Frank Turner and the Sleeping Souls / Photo by Getty Images

2. Solange
“I know it’s hot out there,” Solange told the audience during her Which Stage set, “but if I could could see you guys grinding just a little bit, that would make me so happy.” And of course the audience shrieked back with approval, as her band began playing the dreamy “Bad Girls.” Following her surprise appearances with Grizzly Bear and on Friday’s hip-hop Superjam, it was refreshing to see Solange perform her own dreamy, soulful brand of pop. Throughout her set she shimmied, smiled and swooned along with her band, even pulling off some coordinated line-dancing with her natty and talented guitarist. But aside from Solange’s vocal feats and general soothing ease, the highlight of the set, which contained undeniably catchy songs like “Losing You” and “Locked in Closets,” was her cover of the Dirty Projectors’ “Stillness Is the Move,” as she somehow turned it into a rollercoaster ride for her impressive range.

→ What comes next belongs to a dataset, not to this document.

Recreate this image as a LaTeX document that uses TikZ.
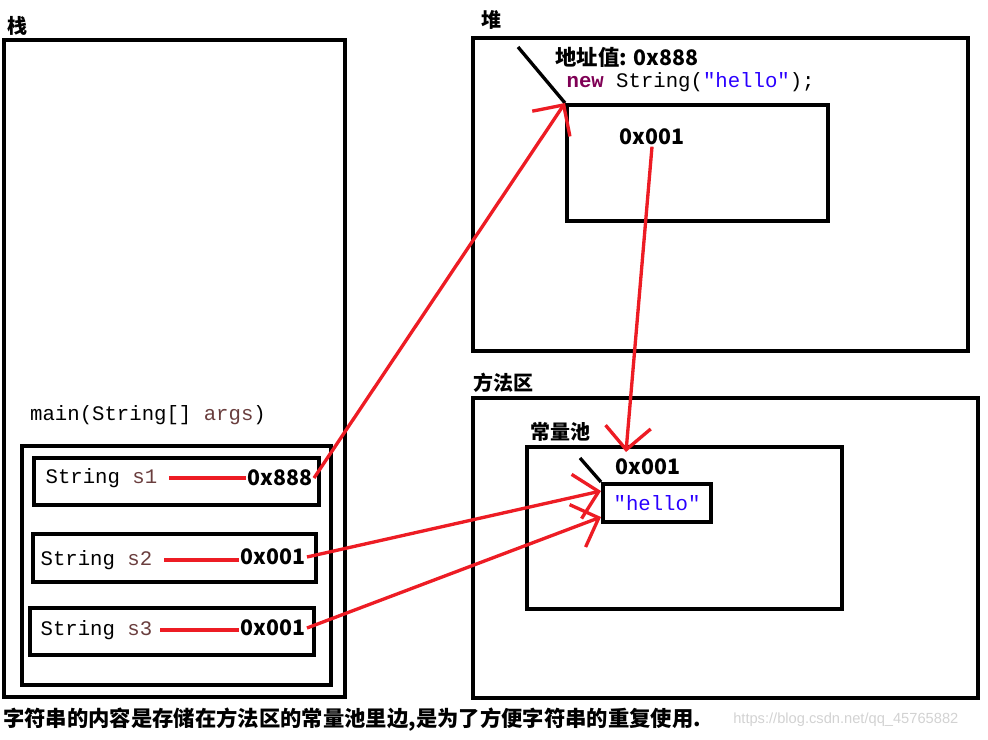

K.G.

Solange / Photo by Chad Kamenshine

1. R. Kelly
With the sheer magnitude of bells, whistles, pre-planning, and tight medleys, R. Kelly wasn’t doing a festival headlining spot, he was doing an awards-show appearance. Well, he technically wasn’t even doing a headlining spot to begin with (he was listed seventh on the lineup and playing on a side stage), but Tom Petty is not going to make a dramatic entrance in a cherry-picker above the stage (like Kelly did for “Ignition (Remix),” Wilco is not going to launch hundreds of white balloons into the sky like constellations (like Kelly did for “Happy People”), and freaking Jack Johnson is not going to bring his own church choir (like Kelly did for a show-stopping, uplifting, goosebump-inducing “I Believe I Can Fly”). After 14 albums and dozens of collabos, Kelly has the hits and semi-hits and cult hits to show for it — and if you haven’t seen Kells live, they come fast and furious, sometimes just one chorus if it’s a rap song he was featured on — making room for singles that didn’t even brush the Top 50 (“Freaky in the Club,” “Number One,” “Half on a Baby”). He was funny (“Y’all off key like a motherfucker, I’ll do it.”), he was sexy ([Sung] “Question: Can I say what’s on my mind tonight… There’s so many fine-ass women out here”), he was inspirational (“If music has changed your life, make some noise”), and if he can’t actually fly himself, he’ll release a bunch of inflatable doves that can. C.W.